**OBJECTIVE**: Quote the listing below in its entirety, omitting every image.
* START DATA EXCERPTS *
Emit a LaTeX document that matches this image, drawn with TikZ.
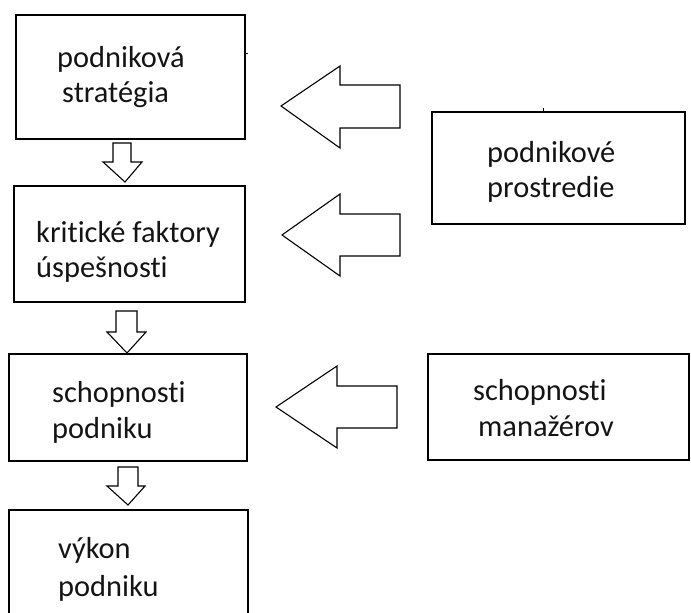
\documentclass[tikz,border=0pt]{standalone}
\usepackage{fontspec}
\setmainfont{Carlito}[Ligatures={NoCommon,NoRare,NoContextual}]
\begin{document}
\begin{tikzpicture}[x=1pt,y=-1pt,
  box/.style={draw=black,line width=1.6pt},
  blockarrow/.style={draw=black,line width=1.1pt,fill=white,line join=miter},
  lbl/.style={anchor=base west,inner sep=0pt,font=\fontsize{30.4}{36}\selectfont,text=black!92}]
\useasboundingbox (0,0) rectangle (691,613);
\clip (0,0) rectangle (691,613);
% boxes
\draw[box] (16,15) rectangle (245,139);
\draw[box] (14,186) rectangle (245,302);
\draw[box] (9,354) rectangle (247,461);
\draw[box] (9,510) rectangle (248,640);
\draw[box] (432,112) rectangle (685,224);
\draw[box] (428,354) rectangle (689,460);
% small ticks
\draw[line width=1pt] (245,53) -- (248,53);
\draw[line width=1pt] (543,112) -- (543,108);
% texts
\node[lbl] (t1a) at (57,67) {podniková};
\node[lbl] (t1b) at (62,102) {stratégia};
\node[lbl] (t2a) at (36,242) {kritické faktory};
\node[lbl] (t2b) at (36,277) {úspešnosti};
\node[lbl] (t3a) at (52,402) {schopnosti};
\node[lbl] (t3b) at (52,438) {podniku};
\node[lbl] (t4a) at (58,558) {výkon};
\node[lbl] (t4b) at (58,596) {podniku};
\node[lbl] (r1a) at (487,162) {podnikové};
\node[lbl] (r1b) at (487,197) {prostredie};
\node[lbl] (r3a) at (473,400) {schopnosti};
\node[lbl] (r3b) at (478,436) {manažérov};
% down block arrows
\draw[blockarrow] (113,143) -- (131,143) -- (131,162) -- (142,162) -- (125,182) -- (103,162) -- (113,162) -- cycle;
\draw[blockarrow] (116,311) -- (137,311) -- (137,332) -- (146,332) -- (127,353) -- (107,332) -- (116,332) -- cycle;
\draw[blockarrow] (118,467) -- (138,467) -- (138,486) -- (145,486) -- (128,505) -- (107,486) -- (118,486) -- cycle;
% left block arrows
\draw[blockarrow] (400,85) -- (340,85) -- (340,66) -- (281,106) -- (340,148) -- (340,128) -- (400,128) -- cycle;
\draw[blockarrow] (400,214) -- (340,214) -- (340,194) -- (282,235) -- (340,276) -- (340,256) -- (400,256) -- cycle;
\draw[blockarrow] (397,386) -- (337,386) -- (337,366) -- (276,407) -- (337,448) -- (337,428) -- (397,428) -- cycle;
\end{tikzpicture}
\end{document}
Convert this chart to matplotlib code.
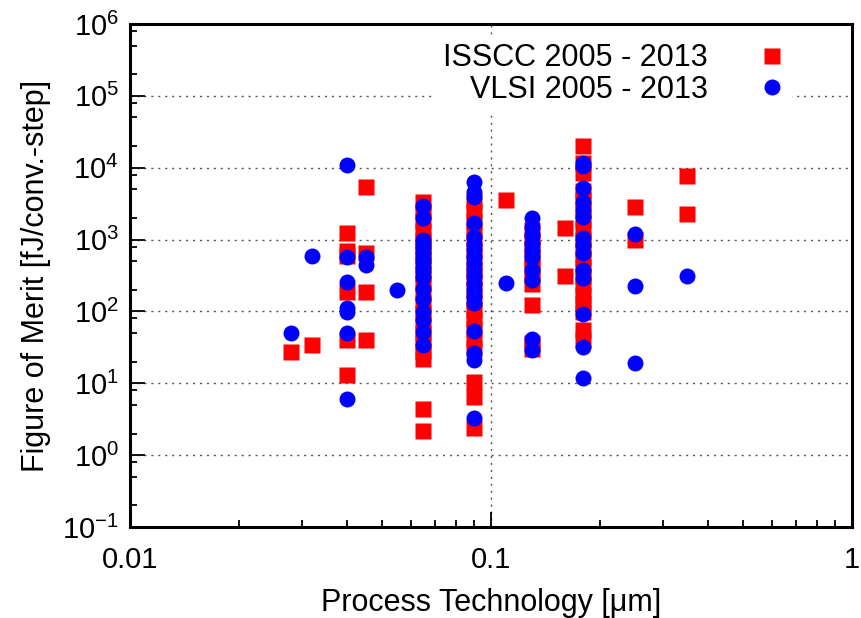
* END DATA EXCERPTS *
**SOLUTION FOR THIS TASK**:
Emit a LaTeX document that matches this image, drawn with TikZ.
\documentclass[tikz,border=0pt]{standalone}
\usepackage{fontspec}
\setmainfont{Carlito}[Ligatures={NoCommon,NoRare,NoContextual}]
\begin{document}
\begin{tikzpicture}[x=1pt,y=-1pt,
  box/.style={draw=black,line width=1.6pt},
  blockarrow/.style={draw=black,line width=1.1pt,fill=white,line join=miter},
  lbl/.style={anchor=base west,inner sep=0pt,font=\fontsize{30.4}{36}\selectfont,text=black!92}]
\useasboundingbox (0,0) rectangle (691,613);
\clip (0,0) rectangle (691,613);
% boxes
\draw[box] (16,15) rectangle (245,139);
\draw[box] (14,186) rectangle (245,302);
\draw[box] (9,354) rectangle (247,461);
\draw[box] (9,510) rectangle (248,640);
\draw[box] (432,112) rectangle (685,224);
\draw[box] (428,354) rectangle (689,460);
% small ticks
\draw[line width=1pt] (245,53) -- (248,53);
\draw[line width=1pt] (543,112) -- (543,108);
% texts
\node[lbl] (t1a) at (57,67) {podniková};
\node[lbl] (t1b) at (62,102) {stratégia};
\node[lbl] (t2a) at (36,242) {kritické faktory};
\node[lbl] (t2b) at (36,277) {úspešnosti};
\node[lbl] (t3a) at (52,402) {schopnosti};
\node[lbl] (t3b) at (52,438) {podniku};
\node[lbl] (t4a) at (58,558) {výkon};
\node[lbl] (t4b) at (58,596) {podniku};
\node[lbl] (r1a) at (487,162) {podnikové};
\node[lbl] (r1b) at (487,197) {prostredie};
\node[lbl] (r3a) at (473,400) {schopnosti};
\node[lbl] (r3b) at (478,436) {manažérov};
% down block arrows
\draw[blockarrow] (113,143) -- (131,143) -- (131,162) -- (142,162) -- (125,182) -- (103,162) -- (113,162) -- cycle;
\draw[blockarrow] (116,311) -- (137,311) -- (137,332) -- (146,332) -- (127,353) -- (107,332) -- (116,332) -- cycle;
\draw[blockarrow] (118,467) -- (138,467) -- (138,486) -- (145,486) -- (128,505) -- (107,486) -- (118,486) -- cycle;
% left block arrows
\draw[blockarrow] (400,85) -- (340,85) -- (340,66) -- (281,106) -- (340,148) -- (340,128) -- (400,128) -- cycle;
\draw[blockarrow] (400,214) -- (340,214) -- (340,194) -- (282,235) -- (340,276) -- (340,256) -- (400,256) -- cycle;
\draw[blockarrow] (397,386) -- (337,386) -- (337,366) -- (276,407) -- (337,448) -- (337,428) -- (397,428) -- cycle;
\end{tikzpicture}
\end{document}
Convert this chart to matplotlib code.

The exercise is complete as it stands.